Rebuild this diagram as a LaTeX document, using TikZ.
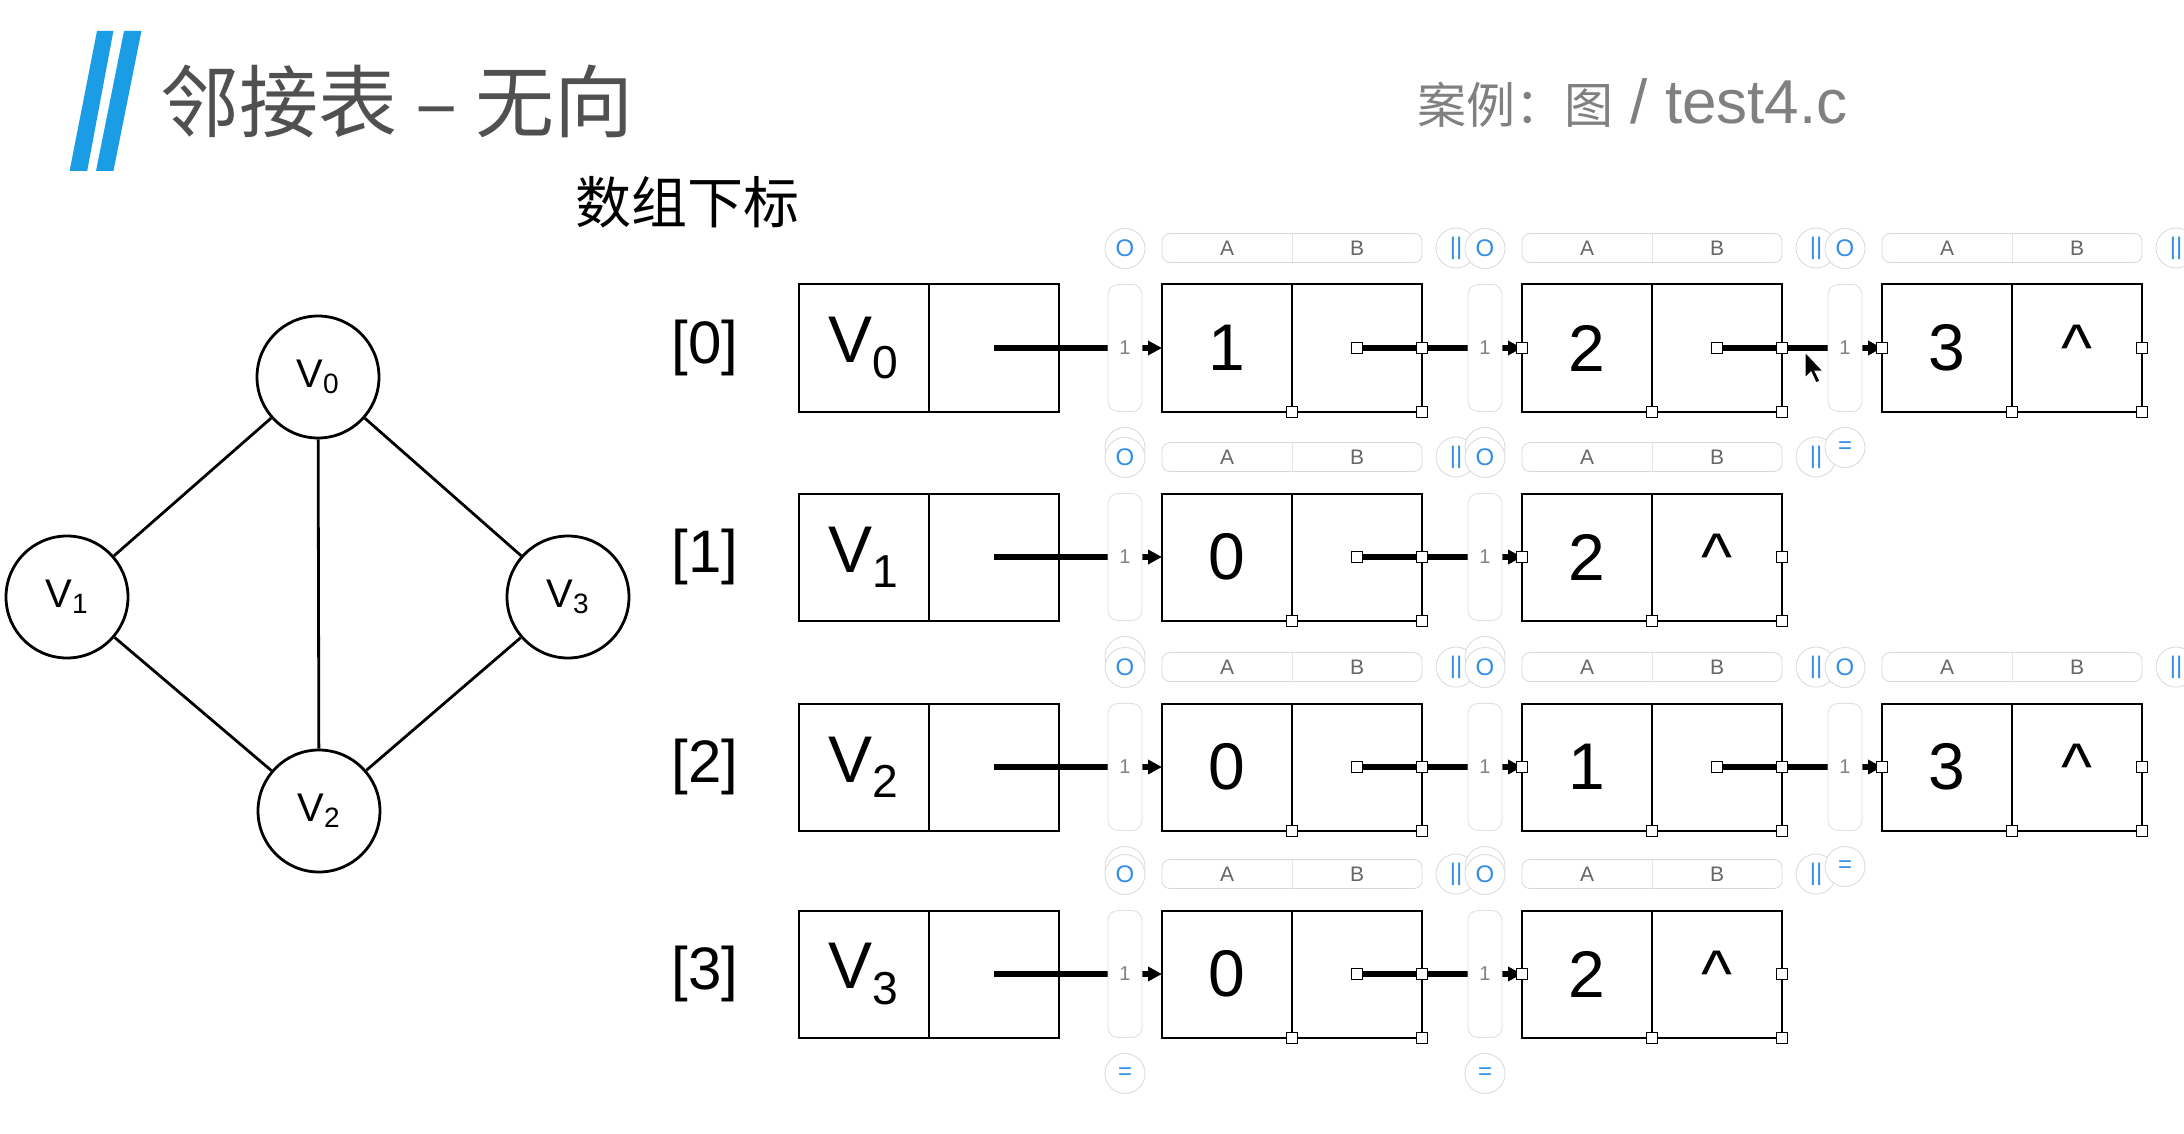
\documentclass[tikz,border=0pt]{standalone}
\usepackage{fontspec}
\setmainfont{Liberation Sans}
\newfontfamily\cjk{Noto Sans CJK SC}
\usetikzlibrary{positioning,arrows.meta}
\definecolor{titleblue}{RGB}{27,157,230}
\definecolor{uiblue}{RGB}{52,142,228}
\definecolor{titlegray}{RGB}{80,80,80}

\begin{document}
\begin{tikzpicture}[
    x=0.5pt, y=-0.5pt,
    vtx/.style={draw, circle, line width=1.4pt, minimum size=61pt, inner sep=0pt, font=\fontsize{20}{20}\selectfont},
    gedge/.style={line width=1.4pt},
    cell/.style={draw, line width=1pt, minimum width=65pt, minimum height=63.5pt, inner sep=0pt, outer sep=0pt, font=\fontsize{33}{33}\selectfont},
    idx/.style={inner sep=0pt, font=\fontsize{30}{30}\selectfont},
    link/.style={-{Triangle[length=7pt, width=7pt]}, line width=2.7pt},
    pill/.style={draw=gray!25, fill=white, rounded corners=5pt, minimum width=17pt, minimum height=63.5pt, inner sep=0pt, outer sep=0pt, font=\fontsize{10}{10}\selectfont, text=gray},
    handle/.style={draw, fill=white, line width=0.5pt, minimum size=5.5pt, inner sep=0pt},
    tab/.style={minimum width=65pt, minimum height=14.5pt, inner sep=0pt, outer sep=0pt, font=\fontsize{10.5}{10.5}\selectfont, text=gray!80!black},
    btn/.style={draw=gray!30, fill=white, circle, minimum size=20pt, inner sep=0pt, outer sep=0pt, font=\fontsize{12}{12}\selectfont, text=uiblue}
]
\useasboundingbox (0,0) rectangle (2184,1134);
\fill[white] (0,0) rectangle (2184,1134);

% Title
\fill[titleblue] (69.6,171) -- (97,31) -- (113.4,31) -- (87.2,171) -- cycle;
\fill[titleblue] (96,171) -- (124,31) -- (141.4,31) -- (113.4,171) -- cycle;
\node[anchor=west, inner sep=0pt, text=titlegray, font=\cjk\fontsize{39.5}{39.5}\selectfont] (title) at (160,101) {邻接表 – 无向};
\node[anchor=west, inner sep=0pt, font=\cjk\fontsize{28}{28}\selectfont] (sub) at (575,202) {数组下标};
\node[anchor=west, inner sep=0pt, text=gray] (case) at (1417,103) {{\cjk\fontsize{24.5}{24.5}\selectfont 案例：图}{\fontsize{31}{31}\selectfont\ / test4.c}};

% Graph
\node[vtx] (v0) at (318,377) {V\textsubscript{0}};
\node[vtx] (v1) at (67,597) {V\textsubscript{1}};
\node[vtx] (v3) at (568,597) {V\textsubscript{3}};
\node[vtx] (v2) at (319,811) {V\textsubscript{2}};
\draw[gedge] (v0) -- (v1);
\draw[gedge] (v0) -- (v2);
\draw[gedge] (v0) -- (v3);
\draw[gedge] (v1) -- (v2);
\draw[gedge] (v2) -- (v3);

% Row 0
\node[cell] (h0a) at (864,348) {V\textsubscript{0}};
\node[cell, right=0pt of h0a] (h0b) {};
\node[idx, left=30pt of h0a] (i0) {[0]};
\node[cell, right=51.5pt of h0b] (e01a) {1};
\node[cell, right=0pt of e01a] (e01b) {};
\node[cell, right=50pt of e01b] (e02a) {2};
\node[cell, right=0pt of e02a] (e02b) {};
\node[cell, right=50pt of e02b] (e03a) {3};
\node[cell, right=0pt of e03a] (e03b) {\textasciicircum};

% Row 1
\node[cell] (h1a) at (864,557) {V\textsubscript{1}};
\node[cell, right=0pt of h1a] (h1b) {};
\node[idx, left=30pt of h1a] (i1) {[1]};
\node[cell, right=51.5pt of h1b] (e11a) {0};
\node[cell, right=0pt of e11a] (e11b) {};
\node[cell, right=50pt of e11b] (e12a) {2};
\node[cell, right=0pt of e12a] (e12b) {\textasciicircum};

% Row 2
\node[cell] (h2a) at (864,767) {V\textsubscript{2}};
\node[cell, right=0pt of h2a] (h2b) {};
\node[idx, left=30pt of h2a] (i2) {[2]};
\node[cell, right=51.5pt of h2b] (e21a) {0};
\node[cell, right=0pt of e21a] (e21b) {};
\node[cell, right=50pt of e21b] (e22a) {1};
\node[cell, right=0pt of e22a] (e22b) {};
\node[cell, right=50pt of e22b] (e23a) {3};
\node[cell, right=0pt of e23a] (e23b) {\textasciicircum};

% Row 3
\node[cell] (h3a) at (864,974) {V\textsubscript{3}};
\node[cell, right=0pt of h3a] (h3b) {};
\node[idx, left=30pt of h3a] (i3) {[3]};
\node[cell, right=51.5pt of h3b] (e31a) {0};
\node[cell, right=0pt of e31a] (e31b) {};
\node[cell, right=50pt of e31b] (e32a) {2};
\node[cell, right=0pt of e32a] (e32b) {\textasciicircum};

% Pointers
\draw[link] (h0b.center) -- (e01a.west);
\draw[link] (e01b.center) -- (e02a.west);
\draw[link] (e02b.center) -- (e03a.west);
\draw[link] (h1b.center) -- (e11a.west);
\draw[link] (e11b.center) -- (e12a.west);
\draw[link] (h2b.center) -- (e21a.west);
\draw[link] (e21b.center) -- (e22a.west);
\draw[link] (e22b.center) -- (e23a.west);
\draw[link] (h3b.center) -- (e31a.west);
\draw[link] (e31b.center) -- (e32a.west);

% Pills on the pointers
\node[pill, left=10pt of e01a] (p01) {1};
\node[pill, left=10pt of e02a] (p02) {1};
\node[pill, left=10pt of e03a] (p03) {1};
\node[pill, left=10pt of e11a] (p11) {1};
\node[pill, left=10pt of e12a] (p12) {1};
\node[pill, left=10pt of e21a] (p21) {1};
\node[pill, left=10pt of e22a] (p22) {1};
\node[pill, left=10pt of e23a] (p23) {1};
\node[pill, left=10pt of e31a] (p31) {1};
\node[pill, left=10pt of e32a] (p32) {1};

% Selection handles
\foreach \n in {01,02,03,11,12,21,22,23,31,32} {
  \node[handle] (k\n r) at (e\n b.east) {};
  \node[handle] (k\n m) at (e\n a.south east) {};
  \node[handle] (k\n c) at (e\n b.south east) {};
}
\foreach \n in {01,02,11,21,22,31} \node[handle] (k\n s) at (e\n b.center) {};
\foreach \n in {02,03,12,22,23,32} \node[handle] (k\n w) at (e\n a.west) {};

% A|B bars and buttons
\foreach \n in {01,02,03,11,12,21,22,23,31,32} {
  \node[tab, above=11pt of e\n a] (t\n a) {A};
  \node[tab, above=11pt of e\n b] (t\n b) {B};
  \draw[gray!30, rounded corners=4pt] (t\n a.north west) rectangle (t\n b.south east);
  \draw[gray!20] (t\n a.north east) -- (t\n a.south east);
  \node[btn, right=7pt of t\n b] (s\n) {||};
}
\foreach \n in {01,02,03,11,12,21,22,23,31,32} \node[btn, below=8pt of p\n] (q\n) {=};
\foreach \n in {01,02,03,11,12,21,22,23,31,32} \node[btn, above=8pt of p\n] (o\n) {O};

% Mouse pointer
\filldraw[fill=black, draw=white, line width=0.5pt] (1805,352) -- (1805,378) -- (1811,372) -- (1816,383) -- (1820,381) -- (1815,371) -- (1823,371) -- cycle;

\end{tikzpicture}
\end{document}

· · ·

- _TASK PROMPT_:
Every line of the data above should be quoted exactly. Omit the pictures.

- _ANSWER FOR THE TASK_:
Rebuild this diagram as a LaTeX document, using TikZ.
\documentclass[tikz,border=0pt]{standalone}
\usepackage{fontspec}
\setmainfont{Liberation Sans}
\newfontfamily\cjk{Noto Sans CJK SC}
\usetikzlibrary{positioning,arrows.meta}
\definecolor{titleblue}{RGB}{27,157,230}
\definecolor{uiblue}{RGB}{52,142,228}
\definecolor{titlegray}{RGB}{80,80,80}

\begin{document}
\begin{tikzpicture}[
    x=0.5pt, y=-0.5pt,
    vtx/.style={draw, circle, line width=1.4pt, minimum size=61pt, inner sep=0pt, font=\fontsize{20}{20}\selectfont},
    gedge/.style={line width=1.4pt},
    cell/.style={draw, line width=1pt, minimum width=65pt, minimum height=63.5pt, inner sep=0pt, outer sep=0pt, font=\fontsize{33}{33}\selectfont},
    idx/.style={inner sep=0pt, font=\fontsize{30}{30}\selectfont},
    link/.style={-{Triangle[length=7pt, width=7pt]}, line width=2.7pt},
    pill/.style={draw=gray!25, fill=white, rounded corners=5pt, minimum width=17pt, minimum height=63.5pt, inner sep=0pt, outer sep=0pt, font=\fontsize{10}{10}\selectfont, text=gray},
    handle/.style={draw, fill=white, line width=0.5pt, minimum size=5.5pt, inner sep=0pt},
    tab/.style={minimum width=65pt, minimum height=14.5pt, inner sep=0pt, outer sep=0pt, font=\fontsize{10.5}{10.5}\selectfont, text=gray!80!black},
    btn/.style={draw=gray!30, fill=white, circle, minimum size=20pt, inner sep=0pt, outer sep=0pt, font=\fontsize{12}{12}\selectfont, text=uiblue}
]
\useasboundingbox (0,0) rectangle (2184,1134);
\fill[white] (0,0) rectangle (2184,1134);

% Title
\fill[titleblue] (69.6,171) -- (97,31) -- (113.4,31) -- (87.2,171) -- cycle;
\fill[titleblue] (96,171) -- (124,31) -- (141.4,31) -- (113.4,171) -- cycle;
\node[anchor=west, inner sep=0pt, text=titlegray, font=\cjk\fontsize{39.5}{39.5}\selectfont] (title) at (160,101) {邻接表 – 无向};
\node[anchor=west, inner sep=0pt, font=\cjk\fontsize{28}{28}\selectfont] (sub) at (575,202) {数组下标};
\node[anchor=west, inner sep=0pt, text=gray] (case) at (1417,103) {{\cjk\fontsize{24.5}{24.5}\selectfont 案例：图}{\fontsize{31}{31}\selectfont\ / test4.c}};

% Graph
\node[vtx] (v0) at (318,377) {V\textsubscript{0}};
\node[vtx] (v1) at (67,597) {V\textsubscript{1}};
\node[vtx] (v3) at (568,597) {V\textsubscript{3}};
\node[vtx] (v2) at (319,811) {V\textsubscript{2}};
\draw[gedge] (v0) -- (v1);
\draw[gedge] (v0) -- (v2);
\draw[gedge] (v0) -- (v3);
\draw[gedge] (v1) -- (v2);
\draw[gedge] (v2) -- (v3);

% Row 0
\node[cell] (h0a) at (864,348) {V\textsubscript{0}};
\node[cell, right=0pt of h0a] (h0b) {};
\node[idx, left=30pt of h0a] (i0) {[0]};
\node[cell, right=51.5pt of h0b] (e01a) {1};
\node[cell, right=0pt of e01a] (e01b) {};
\node[cell, right=50pt of e01b] (e02a) {2};
\node[cell, right=0pt of e02a] (e02b) {};
\node[cell, right=50pt of e02b] (e03a) {3};
\node[cell, right=0pt of e03a] (e03b) {\textasciicircum};

% Row 1
\node[cell] (h1a) at (864,557) {V\textsubscript{1}};
\node[cell, right=0pt of h1a] (h1b) {};
\node[idx, left=30pt of h1a] (i1) {[1]};
\node[cell, right=51.5pt of h1b] (e11a) {0};
\node[cell, right=0pt of e11a] (e11b) {};
\node[cell, right=50pt of e11b] (e12a) {2};
\node[cell, right=0pt of e12a] (e12b) {\textasciicircum};

% Row 2
\node[cell] (h2a) at (864,767) {V\textsubscript{2}};
\node[cell, right=0pt of h2a] (h2b) {};
\node[idx, left=30pt of h2a] (i2) {[2]};
\node[cell, right=51.5pt of h2b] (e21a) {0};
\node[cell, right=0pt of e21a] (e21b) {};
\node[cell, right=50pt of e21b] (e22a) {1};
\node[cell, right=0pt of e22a] (e22b) {};
\node[cell, right=50pt of e22b] (e23a) {3};
\node[cell, right=0pt of e23a] (e23b) {\textasciicircum};

% Row 3
\node[cell] (h3a) at (864,974) {V\textsubscript{3}};
\node[cell, right=0pt of h3a] (h3b) {};
\node[idx, left=30pt of h3a] (i3) {[3]};
\node[cell, right=51.5pt of h3b] (e31a) {0};
\node[cell, right=0pt of e31a] (e31b) {};
\node[cell, right=50pt of e31b] (e32a) {2};
\node[cell, right=0pt of e32a] (e32b) {\textasciicircum};

% Pointers
\draw[link] (h0b.center) -- (e01a.west);
\draw[link] (e01b.center) -- (e02a.west);
\draw[link] (e02b.center) -- (e03a.west);
\draw[link] (h1b.center) -- (e11a.west);
\draw[link] (e11b.center) -- (e12a.west);
\draw[link] (h2b.center) -- (e21a.west);
\draw[link] (e21b.center) -- (e22a.west);
\draw[link] (e22b.center) -- (e23a.west);
\draw[link] (h3b.center) -- (e31a.west);
\draw[link] (e31b.center) -- (e32a.west);

% Pills on the pointers
\node[pill, left=10pt of e01a] (p01) {1};
\node[pill, left=10pt of e02a] (p02) {1};
\node[pill, left=10pt of e03a] (p03) {1};
\node[pill, left=10pt of e11a] (p11) {1};
\node[pill, left=10pt of e12a] (p12) {1};
\node[pill, left=10pt of e21a] (p21) {1};
\node[pill, left=10pt of e22a] (p22) {1};
\node[pill, left=10pt of e23a] (p23) {1};
\node[pill, left=10pt of e31a] (p31) {1};
\node[pill, left=10pt of e32a] (p32) {1};

% Selection handles
\foreach \n in {01,02,03,11,12,21,22,23,31,32} {
  \node[handle] (k\n r) at (e\n b.east) {};
  \node[handle] (k\n m) at (e\n a.south east) {};
  \node[handle] (k\n c) at (e\n b.south east) {};
}
\foreach \n in {01,02,11,21,22,31} \node[handle] (k\n s) at (e\n b.center) {};
\foreach \n in {02,03,12,22,23,32} \node[handle] (k\n w) at (e\n a.west) {};

% A|B bars and buttons
\foreach \n in {01,02,03,11,12,21,22,23,31,32} {
  \node[tab, above=11pt of e\n a] (t\n a) {A};
  \node[tab, above=11pt of e\n b] (t\n b) {B};
  \draw[gray!30, rounded corners=4pt] (t\n a.north west) rectangle (t\n b.south east);
  \draw[gray!20] (t\n a.north east) -- (t\n a.south east);
  \node[btn, right=7pt of t\n b] (s\n) {||};
}
\foreach \n in {01,02,03,11,12,21,22,23,31,32} \node[btn, below=8pt of p\n] (q\n) {=};
\foreach \n in {01,02,03,11,12,21,22,23,31,32} \node[btn, above=8pt of p\n] (o\n) {O};

% Mouse pointer
\filldraw[fill=black, draw=white, line width=0.5pt] (1805,352) -- (1805,378) -- (1811,372) -- (1816,383) -- (1820,381) -- (1815,371) -- (1823,371) -- cycle;

\end{tikzpicture}
\end{document}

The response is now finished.